To search for website reputation Google recommends using a query with the following template: to [example.com -site:example.com], and to look for reputable articles and Wikipedia articles about the site. As top pages in search results are likely to be from websites with high PageRank, this recommendation reminds how PageRank algorithm works. If other reputable/high authority sites link to your site, it is deemed to be reputable/high authority as well.
The quality metrics that can be involved into E-E-A-T calculations are mostly contained in the three modules: PerDocData, QualityNsrNsrData, CompressedQualitySignals
PerDocData module contains per document data and has following interesting attributes: spamtokensContentScore, ymylHealthScore, authorObfuscatedGaiaStr, OriginalContentScore,ymylNewsScore, desktopInterstitials, GibberishScore, commercialScore, SpamWordScore.
QualityNsrNsrData module contains site-wide quality signals and has following interesting attributes: ugcScore, titlematchScore, chromeInTotal, videoScore, shoppingScore, nsr, localityScore, tofu, clutterScore, siteQualityStddev, impressions, directFrac, articleScore, ymylNewsV2Score, sitePr, healthScore.
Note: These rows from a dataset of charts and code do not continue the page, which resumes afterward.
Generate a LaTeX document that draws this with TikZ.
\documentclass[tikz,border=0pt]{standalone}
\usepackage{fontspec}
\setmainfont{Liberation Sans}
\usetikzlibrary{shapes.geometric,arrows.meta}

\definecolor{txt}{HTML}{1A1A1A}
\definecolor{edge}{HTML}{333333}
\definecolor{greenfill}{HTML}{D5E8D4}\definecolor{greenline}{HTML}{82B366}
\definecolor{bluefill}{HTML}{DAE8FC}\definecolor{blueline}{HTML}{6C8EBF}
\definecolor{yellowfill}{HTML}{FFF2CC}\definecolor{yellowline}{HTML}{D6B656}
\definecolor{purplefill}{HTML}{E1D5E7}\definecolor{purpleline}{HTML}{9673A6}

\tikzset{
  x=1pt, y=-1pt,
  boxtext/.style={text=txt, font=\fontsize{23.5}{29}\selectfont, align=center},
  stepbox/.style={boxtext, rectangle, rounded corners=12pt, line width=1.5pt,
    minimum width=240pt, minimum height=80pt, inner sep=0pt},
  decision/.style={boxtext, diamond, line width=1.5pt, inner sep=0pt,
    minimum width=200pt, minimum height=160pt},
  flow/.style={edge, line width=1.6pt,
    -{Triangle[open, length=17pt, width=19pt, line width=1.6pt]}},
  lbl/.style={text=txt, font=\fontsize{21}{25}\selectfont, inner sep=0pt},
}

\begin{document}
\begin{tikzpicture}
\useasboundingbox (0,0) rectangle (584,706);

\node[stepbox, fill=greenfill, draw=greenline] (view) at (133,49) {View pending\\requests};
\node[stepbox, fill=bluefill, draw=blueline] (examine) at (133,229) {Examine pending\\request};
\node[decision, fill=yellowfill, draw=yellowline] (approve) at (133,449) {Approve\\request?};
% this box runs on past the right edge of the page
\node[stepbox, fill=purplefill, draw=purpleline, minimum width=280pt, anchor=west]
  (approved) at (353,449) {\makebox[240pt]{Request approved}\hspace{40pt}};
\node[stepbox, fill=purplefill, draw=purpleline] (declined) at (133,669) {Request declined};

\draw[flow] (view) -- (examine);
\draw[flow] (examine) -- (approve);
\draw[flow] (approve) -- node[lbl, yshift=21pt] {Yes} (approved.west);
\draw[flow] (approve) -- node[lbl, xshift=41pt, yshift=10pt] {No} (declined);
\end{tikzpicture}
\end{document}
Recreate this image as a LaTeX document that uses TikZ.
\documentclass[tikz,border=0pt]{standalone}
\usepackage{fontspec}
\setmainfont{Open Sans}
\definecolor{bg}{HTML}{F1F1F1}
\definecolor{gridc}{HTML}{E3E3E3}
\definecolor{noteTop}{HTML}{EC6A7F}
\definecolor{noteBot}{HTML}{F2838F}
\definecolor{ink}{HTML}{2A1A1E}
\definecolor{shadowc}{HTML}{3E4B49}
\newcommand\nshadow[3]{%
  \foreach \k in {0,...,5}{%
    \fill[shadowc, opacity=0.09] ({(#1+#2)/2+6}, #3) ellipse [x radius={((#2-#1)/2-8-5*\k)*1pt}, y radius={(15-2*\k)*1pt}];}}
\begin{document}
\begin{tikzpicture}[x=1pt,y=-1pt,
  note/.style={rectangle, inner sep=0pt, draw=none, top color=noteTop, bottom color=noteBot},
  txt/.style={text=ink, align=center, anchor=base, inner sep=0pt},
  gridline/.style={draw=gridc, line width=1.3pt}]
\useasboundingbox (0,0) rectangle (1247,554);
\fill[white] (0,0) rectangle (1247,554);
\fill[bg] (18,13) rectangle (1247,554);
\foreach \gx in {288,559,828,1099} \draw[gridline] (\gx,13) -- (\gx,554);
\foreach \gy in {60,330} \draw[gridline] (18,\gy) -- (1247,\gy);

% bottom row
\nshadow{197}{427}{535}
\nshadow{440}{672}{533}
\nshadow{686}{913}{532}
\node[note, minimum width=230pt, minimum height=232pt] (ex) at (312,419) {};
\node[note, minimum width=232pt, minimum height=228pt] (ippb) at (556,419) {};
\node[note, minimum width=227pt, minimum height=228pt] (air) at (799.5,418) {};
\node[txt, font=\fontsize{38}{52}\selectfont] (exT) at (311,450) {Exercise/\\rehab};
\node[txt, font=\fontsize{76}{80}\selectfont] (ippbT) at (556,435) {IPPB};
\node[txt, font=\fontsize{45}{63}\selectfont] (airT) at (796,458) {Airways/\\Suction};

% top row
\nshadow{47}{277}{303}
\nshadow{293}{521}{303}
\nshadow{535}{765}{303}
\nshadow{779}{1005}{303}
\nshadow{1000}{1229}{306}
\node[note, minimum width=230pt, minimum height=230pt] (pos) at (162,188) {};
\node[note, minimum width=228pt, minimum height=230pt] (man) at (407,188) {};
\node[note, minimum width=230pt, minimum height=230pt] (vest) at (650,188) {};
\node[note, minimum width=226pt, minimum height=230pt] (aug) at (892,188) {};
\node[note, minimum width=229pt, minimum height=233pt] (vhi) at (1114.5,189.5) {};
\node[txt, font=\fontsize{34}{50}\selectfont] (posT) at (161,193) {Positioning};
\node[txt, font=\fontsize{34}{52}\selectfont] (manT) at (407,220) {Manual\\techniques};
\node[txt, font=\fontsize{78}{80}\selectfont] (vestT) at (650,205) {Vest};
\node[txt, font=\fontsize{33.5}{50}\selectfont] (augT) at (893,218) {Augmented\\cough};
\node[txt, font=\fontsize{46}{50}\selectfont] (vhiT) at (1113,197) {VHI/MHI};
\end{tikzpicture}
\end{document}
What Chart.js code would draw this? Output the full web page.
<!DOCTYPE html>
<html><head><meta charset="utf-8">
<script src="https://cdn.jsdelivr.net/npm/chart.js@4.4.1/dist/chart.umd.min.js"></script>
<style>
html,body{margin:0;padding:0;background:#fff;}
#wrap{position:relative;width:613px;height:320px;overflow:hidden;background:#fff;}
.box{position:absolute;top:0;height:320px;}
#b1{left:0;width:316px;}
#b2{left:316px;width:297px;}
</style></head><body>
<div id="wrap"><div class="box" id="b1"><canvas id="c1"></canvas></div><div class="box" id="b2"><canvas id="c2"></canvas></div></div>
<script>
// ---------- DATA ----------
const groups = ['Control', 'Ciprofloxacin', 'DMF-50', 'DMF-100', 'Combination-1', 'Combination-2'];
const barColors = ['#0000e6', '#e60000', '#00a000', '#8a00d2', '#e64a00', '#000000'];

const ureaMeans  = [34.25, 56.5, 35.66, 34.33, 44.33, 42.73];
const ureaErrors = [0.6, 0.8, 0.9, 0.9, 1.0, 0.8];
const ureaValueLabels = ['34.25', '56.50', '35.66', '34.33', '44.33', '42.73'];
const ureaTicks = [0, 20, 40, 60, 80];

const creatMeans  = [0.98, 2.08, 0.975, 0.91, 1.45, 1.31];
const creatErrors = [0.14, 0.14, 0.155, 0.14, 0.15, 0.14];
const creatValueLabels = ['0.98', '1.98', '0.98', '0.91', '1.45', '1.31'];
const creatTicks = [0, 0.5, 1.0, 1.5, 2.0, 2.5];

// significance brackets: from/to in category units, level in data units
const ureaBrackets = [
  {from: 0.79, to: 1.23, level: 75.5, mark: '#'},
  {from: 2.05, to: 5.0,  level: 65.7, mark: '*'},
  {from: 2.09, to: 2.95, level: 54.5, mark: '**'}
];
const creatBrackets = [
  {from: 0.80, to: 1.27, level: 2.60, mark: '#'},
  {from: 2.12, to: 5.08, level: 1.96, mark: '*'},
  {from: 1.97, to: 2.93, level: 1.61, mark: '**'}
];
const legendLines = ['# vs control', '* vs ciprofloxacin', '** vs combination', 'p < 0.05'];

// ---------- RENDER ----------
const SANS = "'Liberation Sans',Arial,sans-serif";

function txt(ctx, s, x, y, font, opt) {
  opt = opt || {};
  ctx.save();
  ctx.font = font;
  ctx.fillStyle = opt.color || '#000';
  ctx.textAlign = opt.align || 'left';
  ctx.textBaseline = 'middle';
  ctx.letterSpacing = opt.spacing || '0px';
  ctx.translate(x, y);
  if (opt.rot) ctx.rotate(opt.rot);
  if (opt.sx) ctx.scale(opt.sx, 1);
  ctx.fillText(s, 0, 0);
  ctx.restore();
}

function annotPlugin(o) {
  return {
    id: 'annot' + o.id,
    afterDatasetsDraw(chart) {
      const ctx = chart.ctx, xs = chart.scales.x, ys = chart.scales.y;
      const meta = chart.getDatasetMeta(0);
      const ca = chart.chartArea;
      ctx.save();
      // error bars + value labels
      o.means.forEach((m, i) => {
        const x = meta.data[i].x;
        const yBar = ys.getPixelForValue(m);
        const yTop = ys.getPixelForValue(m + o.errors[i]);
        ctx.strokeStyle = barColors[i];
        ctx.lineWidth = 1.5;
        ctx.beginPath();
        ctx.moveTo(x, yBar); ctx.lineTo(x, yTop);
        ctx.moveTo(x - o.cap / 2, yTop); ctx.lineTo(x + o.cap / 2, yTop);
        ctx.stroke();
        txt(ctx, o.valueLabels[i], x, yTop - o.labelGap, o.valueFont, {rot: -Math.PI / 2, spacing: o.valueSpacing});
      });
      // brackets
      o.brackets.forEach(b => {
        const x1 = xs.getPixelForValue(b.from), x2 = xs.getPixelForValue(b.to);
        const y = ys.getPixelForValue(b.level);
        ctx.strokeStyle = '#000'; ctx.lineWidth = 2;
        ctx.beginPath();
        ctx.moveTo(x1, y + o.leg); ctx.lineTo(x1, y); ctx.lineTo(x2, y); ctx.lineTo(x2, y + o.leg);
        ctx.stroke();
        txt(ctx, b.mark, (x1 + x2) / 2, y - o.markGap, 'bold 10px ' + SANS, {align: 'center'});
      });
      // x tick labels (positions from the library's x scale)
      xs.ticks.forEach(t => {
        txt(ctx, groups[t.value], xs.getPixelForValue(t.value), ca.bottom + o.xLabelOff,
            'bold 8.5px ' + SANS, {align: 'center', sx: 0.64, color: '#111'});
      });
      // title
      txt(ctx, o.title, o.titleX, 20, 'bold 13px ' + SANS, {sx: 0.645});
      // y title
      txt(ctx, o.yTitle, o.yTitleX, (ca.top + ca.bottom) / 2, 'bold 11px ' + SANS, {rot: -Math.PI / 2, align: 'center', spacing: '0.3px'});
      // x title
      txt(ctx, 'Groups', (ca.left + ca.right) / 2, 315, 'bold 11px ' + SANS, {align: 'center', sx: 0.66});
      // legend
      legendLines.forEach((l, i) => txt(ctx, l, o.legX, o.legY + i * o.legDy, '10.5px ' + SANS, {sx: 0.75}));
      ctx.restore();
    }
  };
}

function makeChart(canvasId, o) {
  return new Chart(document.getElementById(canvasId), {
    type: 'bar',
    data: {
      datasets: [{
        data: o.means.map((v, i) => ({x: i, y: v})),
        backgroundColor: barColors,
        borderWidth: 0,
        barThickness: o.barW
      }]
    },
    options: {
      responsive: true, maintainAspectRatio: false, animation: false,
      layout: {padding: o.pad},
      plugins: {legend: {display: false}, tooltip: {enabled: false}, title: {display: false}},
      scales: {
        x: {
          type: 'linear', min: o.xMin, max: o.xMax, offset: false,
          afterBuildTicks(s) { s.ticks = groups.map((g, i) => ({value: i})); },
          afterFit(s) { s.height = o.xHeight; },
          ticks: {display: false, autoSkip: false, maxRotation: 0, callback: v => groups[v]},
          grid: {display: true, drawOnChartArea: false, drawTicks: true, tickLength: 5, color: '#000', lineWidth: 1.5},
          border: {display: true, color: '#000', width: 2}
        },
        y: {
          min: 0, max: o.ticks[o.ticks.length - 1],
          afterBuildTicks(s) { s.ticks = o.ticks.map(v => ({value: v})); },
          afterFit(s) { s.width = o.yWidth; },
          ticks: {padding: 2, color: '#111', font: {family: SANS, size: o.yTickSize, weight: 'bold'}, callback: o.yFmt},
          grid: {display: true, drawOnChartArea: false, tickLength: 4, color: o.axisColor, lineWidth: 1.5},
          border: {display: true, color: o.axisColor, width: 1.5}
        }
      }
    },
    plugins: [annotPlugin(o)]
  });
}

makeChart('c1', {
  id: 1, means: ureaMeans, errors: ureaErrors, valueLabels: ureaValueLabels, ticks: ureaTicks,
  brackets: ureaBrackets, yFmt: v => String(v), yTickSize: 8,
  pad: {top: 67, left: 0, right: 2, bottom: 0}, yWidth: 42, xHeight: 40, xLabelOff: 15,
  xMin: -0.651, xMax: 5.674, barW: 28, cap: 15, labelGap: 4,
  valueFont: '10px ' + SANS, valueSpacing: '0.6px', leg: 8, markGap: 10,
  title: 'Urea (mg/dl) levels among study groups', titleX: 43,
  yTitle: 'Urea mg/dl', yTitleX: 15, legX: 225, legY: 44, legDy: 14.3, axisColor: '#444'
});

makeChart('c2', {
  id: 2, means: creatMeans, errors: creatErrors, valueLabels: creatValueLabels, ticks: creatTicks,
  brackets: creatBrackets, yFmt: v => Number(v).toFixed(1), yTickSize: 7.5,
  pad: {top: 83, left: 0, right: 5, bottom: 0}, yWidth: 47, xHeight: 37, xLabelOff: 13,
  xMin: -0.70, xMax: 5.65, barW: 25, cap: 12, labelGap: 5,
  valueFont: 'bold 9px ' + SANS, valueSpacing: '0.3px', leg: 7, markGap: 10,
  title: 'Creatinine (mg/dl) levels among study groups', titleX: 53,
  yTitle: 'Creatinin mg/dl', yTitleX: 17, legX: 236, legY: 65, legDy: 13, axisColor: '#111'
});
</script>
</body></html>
CompressedQualitySignals module contains primarily document level quality signals and has following interesting attributes: ugcDiscussionEffortScore, productReviewPDemoteSite, lowQuality, navDemotion, siteAuthority, authorityPromotion, productReviewPUhqPage, productReviewPPromoteSite, topicEmbeddingsVersionedData, scamness, unauthoritativeScore.
Summary
It seems clear to us that Google is clearly attempting to measure E-E-A-T algorithmically. The training data set is provided by the army of Google Quality Raters and we can see the features that the trained machine learning algorithm is likely using in the API module attributes.
The output from these algorithms combined with the link graph and PageRank scoring can quite easily be used as an algorithmic approximation for E-E-A-T.
Will it be as perfect as a human evaluation? Well possibly not, but it’s an impossible to task to human review every webpage and website, whereas algorithmically these evaluations can be operated at scale to achieve the task.